- Data excerpts -
•••••

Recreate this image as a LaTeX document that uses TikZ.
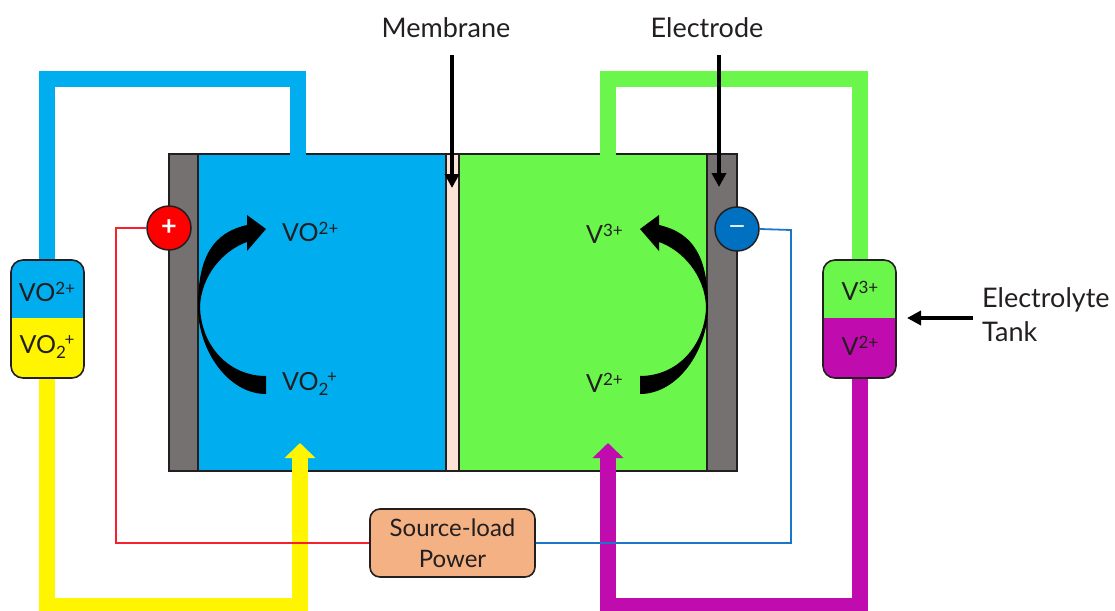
\documentclass[tikz,border=0pt]{standalone}
\usepackage{fontspec}
\setmainfont{Lato}
\usetikzlibrary{arrows.meta}
\definecolor{cblue}{HTML}{00AEEF}
\definecolor{cgreen}{HTML}{6AF64B}
\definecolor{cyellow}{HTML}{FFF500}
\definecolor{cmag}{HTML}{C00CAE}
\definecolor{cgray}{HTML}{767171}
\definecolor{cmem}{HTML}{FBE4D5}
\definecolor{cbox}{HTML}{F4B183}
\definecolor{cdark}{HTML}{231F20}
\definecolor{wred}{HTML}{F5222D}
\definecolor{wblue}{HTML}{1B75C9}
\definecolor{cminus}{HTML}{0070C0}
\newcommand{\txtsize}{\fontsize{25}{31}\selectfont}
\newcommand{\callsize}{\fontsize{27}{34}\selectfont}
\newcommand{\sups}[1]{\raisebox{7.5pt}{\fontsize{17}{17}\selectfont #1}}
\newcommand{\subsups}[2]{\raisebox{-5pt}{\rlap{\fontsize{17}{17}\selectfont #1}}\raisebox{8pt}{\kern8.5pt\fontsize{17}{17}\selectfont #2}}
\newcommand{\crescentpath}{(266,394) .. controls (228,394) and (198,350) .. (198,307) .. controls (198,258) and (212,233) .. (247,225) -- (247,215) -- (266,229) -- (247,251) -- (247,242) .. controls (224,250) and (201,275) .. (200,307) .. controls (201,345) and (228,376) .. (266,376) -- cycle}
\tikzset{
  x=1pt,y=-1pt,
  pipe/.style={line width=16pt,line join=miter},
  wire/.style={line width=1.8pt},
  pointer/.style={line width=4pt,black,-{Triangle[width=14pt,length=14pt]}},
  label/.style={inner sep=0pt,font=\txtsize,text=cdark},
  calllabel/.style={inner sep=0pt,font=\callsize,text=cdark},
  region/.style={draw=none,inner sep=0pt,outer sep=0pt},
  term/.style={circle,draw=cdark,line width=1.5pt,minimum size=44pt,inner sep=0pt,text=white,font=\fontsize{27}{27}\selectfont\bfseries},
  outline/.style={draw=cdark,line width=1.6pt},
  tankpart/.style={inner sep=0pt,minimum width=73pt,minimum height=58pt,font=\txtsize,text=cdark},
}
\begin{document}
\begin{tikzpicture}
\useasboundingbox (0,0) rectangle (1115,610);
\clip (0,0) rectangle (1115,610);
% cell
\node[region,fill=cgray,minimum width=29pt,minimum height=317pt] (elL) at (183.5,312.5) {};
\node[region,fill=cblue,minimum width=248pt,minimum height=317pt] (chL) at (322,312.5) {};
\node[region,fill=cmem,minimum width=13pt,minimum height=317pt] (mem) at (452.5,312.5) {};
\node[region,fill=cgreen,minimum width=248pt,minimum height=317pt] (chR) at (583,312.5) {};
\node[region,fill=cgray,minimum width=30pt,minimum height=317pt] (elR) at (722,312.5) {};
\draw[outline] (169,154) rectangle (737,471);
\draw[outline] (198,154) -- (198,471);
\draw[outline] (446,154) -- (446,471);
\draw[outline] (459,154) -- (459,471);
\draw[outline] (707,154) -- (707,471);
% tanks
\node[tankpart] (tLa) at (47,289) {};
\node[tankpart] (tLb) at (47,348) {};
\node[tankpart] (tRa) at (860,289) {};
\node[tankpart] (tRb) at (860,348) {};
% connection points on the cell
\coordinate (blueIn) at (298,156);
\coordinate (greenIn) at (608,156);
\coordinate (yellowIn) at (300,443);
\coordinate (magIn) at (608,443);
% pipes
\draw[pipe,cblue] (tLa.north) -- (47,79) -| (blueIn);
\draw[pipe,cgreen] (tRa.north) -- (860,79) -| (greenIn);
\draw[pipe,cyellow,-{Triangle[width=30pt,length=15pt]}] (tLb.south) -- (47,606) -| (yellowIn);
\draw[pipe,cmag,-{Triangle[width=30pt,length=15pt]}] (tRb.south) -- (860,606) -| (magIn);
% tank bodies
\begin{scope}
\clip (11,260) rectangle (84,318);
\fill[cblue,rounded corners=12pt] (11,260) rectangle (84,378);
\end{scope}
\begin{scope}
\clip (11,318) rectangle (84,378);
\fill[cyellow,rounded corners=12pt] (11,260) rectangle (84,378);
\end{scope}
\draw[outline,rounded corners=12pt] (11,260) rectangle (84,378);
\begin{scope}
\clip (823,260) rectangle (896,318);
\fill[cgreen,rounded corners=12pt] (823,260) rectangle (896,378);
\end{scope}
\begin{scope}
\clip (823,318) rectangle (896,378);
\fill[cmag,rounded corners=12pt] (823,260) rectangle (896,378);
\end{scope}
\draw[outline,rounded corners=12pt] (823,260) rectangle (896,378);
% tank labels
\node[label] (lLa) at (47,292) {VO\sups{2+}};
\node[label] (lLb) at (47,347) {VO\subsups{2}{+}};
\node[label] (lRa) at (860,291) {V\sups{3+}};
\node[label] (lRb) at (860,346) {V\sups{2+}};
% curved arrows
\fill[black] \crescentpath;
\begin{scope}[shift={(906,0)},xscale=-1]
\fill[black] \crescentpath;
\end{scope}
% cell labels
\node[label,anchor=west] (a1) at (282,232) {VO\sups{2+}};
\node[label,anchor=west] (a2) at (282,384) {VO\subsups{2}{+}};
\node[label,anchor=west] (a3) at (586,234) {V\sups{3+}};
\node[label,anchor=west] (a4) at (586,383) {V\sups{2+}};
% power box and terminals
\node[draw=cdark,line width=1.6pt,fill=cbox,rounded corners=10pt,minimum width=165pt,minimum height=68pt,inner sep=0pt,font=\fontsize{24}{31}\selectfont,text=cdark,align=center] (pow) at (452.5,543) {Source-load\\Power};
\node[term,fill=red] (plus) at (169,228) {+};
\node[term,fill=cminus,font=\fontsize{20}{20}\selectfont\bfseries] (minus) at (737,229) {—};
% wires
\draw[wire,wred] (plus.west) -- (116,228) |- (pow.west);
\draw[wire,wblue] (minus.east) -- (791,230) |- (pow.east);
% callouts
\node[calllabel] (mlab) at (446,28) {Membrane};
\node[calllabel] (elab) at (707,28) {Electrode};
\node[calllabel,anchor=west,align=left] (tlab) at (982,315) {Electrolyte\\Tank};
\coordinate (mtip) at (452,188);
\coordinate (etip) at (719,187);
\coordinate (mstart) at (452,55);
\coordinate (estart) at (719,55);
\coordinate (tstart) at (973,318);
\coordinate (ttip) at (907,318);
\draw[pointer] (mstart) -- (mtip);
\draw[pointer] (estart) -- (etip);
\draw[pointer] (tstart) -- (ttip);
\end{tikzpicture}
\end{document}
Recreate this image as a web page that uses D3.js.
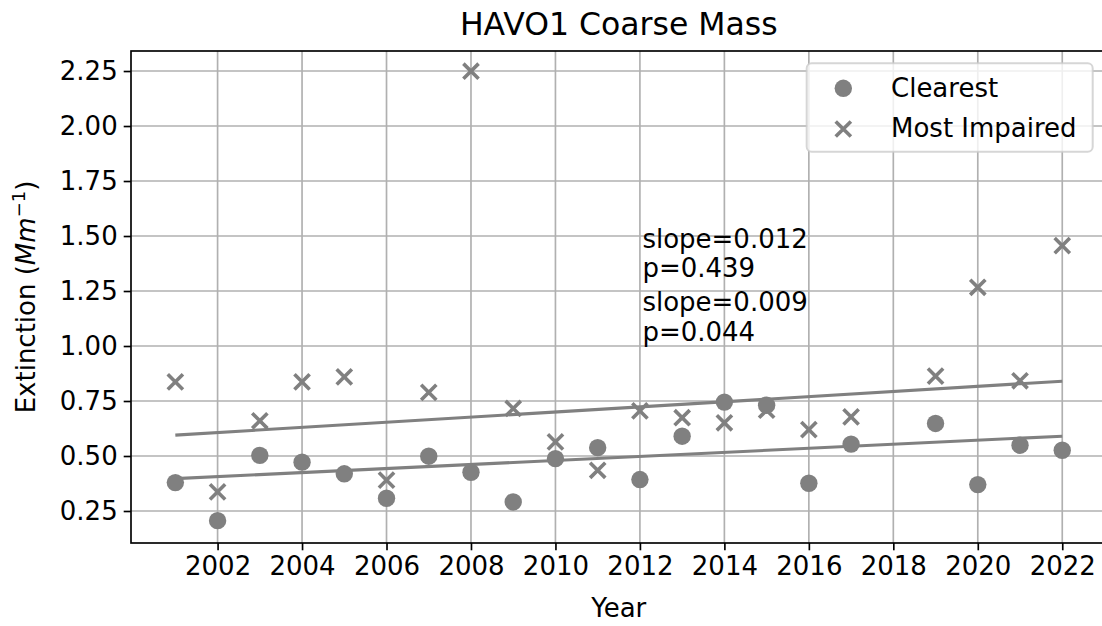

•••••

- The exercise -
Search the entries for the string "this" and collect each line that has it.

- Result below -
Recreate this image as a LaTeX document that uses TikZ.
Recreate this image as a web page that uses D3.js.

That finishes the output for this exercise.